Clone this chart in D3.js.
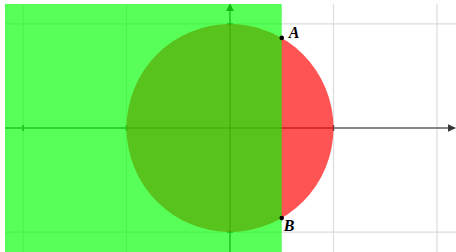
<!DOCTYPE html>
<html><head><meta charset="utf-8">
<script src="https://cdn.jsdelivr.net/npm/d3@7"></script>
<style>html,body{margin:0;padding:0;background:#fff;}svg{display:block;}</style>
</head><body>
<script>
// Data
const xTicks = [-2, -1, 0, 1, 2];
const yTicks = [-1, 0, 1];
const tickMarksX = [-2, -1, 1];
const tickMarksY = [-1, 1];
const circleData = [{cx: 0, cy: 0, r: 1}];
const halfPlaneX = [0.5];           // shaded region x <= 0.5
const pointNames = ["A", "B"];
const pointX = [0.5, 0.5];
const pointY = [0.866, -0.866];

(function () {
const W = 456, H = 252;
const padL = 5, padT = 4;
const x = d3.scaleLinear().domain([-2.174, 2.184]).range([padL, W]);
const y = d3.scaleLinear().domain([1.192, -1.192]).range([padT, H]);

const svg = d3.select("body").append("svg").attr("width", W).attr("height", H);
const defs = svg.append("defs");
defs.append("clipPath").attr("id", "clip")
  .append("rect").attr("x", padL).attr("y", padT).attr("width", W - padL).attr("height", H - padT);
defs.append("marker").attr("id", "arrow")
  .attr("viewBox", "0 0 10 10").attr("refX", 9).attr("refY", 5)
  .attr("markerWidth", 4.8).attr("markerHeight", 4.8).attr("orient", "auto")
  .attr("markerUnits", "strokeWidth")
  .append("path").attr("d", "M0,0L10,5L0,10Z").attr("fill", "#333");

const g = svg.append("g").attr("clip-path", "url(#clip)");

// grid
g.selectAll(".gx").data(xTicks).join("line")
  .attr("x1", d => x(d)).attr("x2", d => x(d)).attr("y1", padT).attr("y2", H)
  .attr("stroke", "#dcdcdc").attr("stroke-width", 1.2);
g.selectAll(".gy").data(yTicks).join("line")
  .attr("y1", d => y(d)).attr("y2", d => y(d)).attr("x1", padL).attr("x2", W)
  .attr("stroke", "#dcdcdc").attr("stroke-width", 1.2);

// axes
g.append("line").attr("x1", padL).attr("x2", W - 1).attr("y1", y(0)).attr("y2", y(0))
  .attr("stroke", "#666").attr("stroke-width", 1.6).attr("marker-end", "url(#arrow)");
g.append("line").attr("x1", x(0)).attr("x2", x(0)).attr("y1", H).attr("y2", padT)
  .attr("stroke", "#666").attr("stroke-width", 1.6).attr("marker-end", "url(#arrow)");

// ticks
g.selectAll(".tx").data(tickMarksX).join("line")
  .attr("x1", d => x(d)).attr("x2", d => x(d)).attr("y1", y(0) - 3).attr("y2", y(0) + 3)
  .attr("stroke", "#444").attr("stroke-width", 1.4);
g.selectAll(".ty").data(tickMarksY).join("line")
  .attr("y1", d => y(d)).attr("y2", d => y(d)).attr("x1", x(0) - 3).attr("x2", x(0) + 3)
  .attr("stroke", "#444").attr("stroke-width", 1.4);

// circle
g.selectAll(".circ").data(circleData).join("ellipse")
  .attr("cx", d => x(d.cx)).attr("cy", d => y(d.cy))
  .attr("rx", d => x(d.r) - x(0)).attr("ry", d => y(0) - y(d.r))
  .attr("fill", "rgb(255,0,0)").attr("fill-opacity", 0.67);

// half-plane x <= 0.5
g.selectAll(".hp").data(halfPlaneX).join("rect")
  .attr("x", padL).attr("y", padT).attr("width", d => x(d) - padL).attr("height", H - padT)
  .attr("fill", "rgb(0,255,0)").attr("fill-opacity", 0.65);

// points
const pts = pointNames.map((n, i) => ({n, x: pointX[i], y: pointY[i]}));
svg.selectAll(".pt").data(pts).join("circle")
  .attr("cx", d => x(d.x)).attr("cy", d => y(d.y)).attr("r", 2.3).attr("fill", "#000");
svg.selectAll(".lbl").data(pts).join("text")
  .attr("x", d => x(d.x) + (d.y > 0 ? 7 : 2))
  .attr("y", d => y(d.y) + (d.y > 0 ? 0 : 13))
  .attr("font-family", "Liberation Serif, serif").attr("font-style", "italic")
  .attr("font-weight", "bold").attr("font-size", 16).attr("fill", "#000")
  .text(d => d.n);
})();
</script>
</body></html>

■ **What is required**: Every line from the start of the listing above through the line with "d3.scaleLinear().domain([1.192, -1.192]).range([padT, H]);" should be repeated exactly; skip the pictures and add nothing else.

■ **Solution for this task**:
Clone this chart in D3.js.
<!DOCTYPE html>
<html><head><meta charset="utf-8">
<script src="https://cdn.jsdelivr.net/npm/d3@7"></script>
<style>html,body{margin:0;padding:0;background:#fff;}svg{display:block;}</style>
</head><body>
<script>
// Data
const xTicks = [-2, -1, 0, 1, 2];
const yTicks = [-1, 0, 1];
const tickMarksX = [-2, -1, 1];
const tickMarksY = [-1, 1];
const circleData = [{cx: 0, cy: 0, r: 1}];
const halfPlaneX = [0.5];           // shaded region x <= 0.5
const pointNames = ["A", "B"];
const pointX = [0.5, 0.5];
const pointY = [0.866, -0.866];

(function () {
const W = 456, H = 252;
const padL = 5, padT = 4;
const x = d3.scaleLinear().domain([-2.174, 2.184]).range([padL, W]);
const y = d3.scaleLinear().domain([1.192, -1.192]).range([padT, H]);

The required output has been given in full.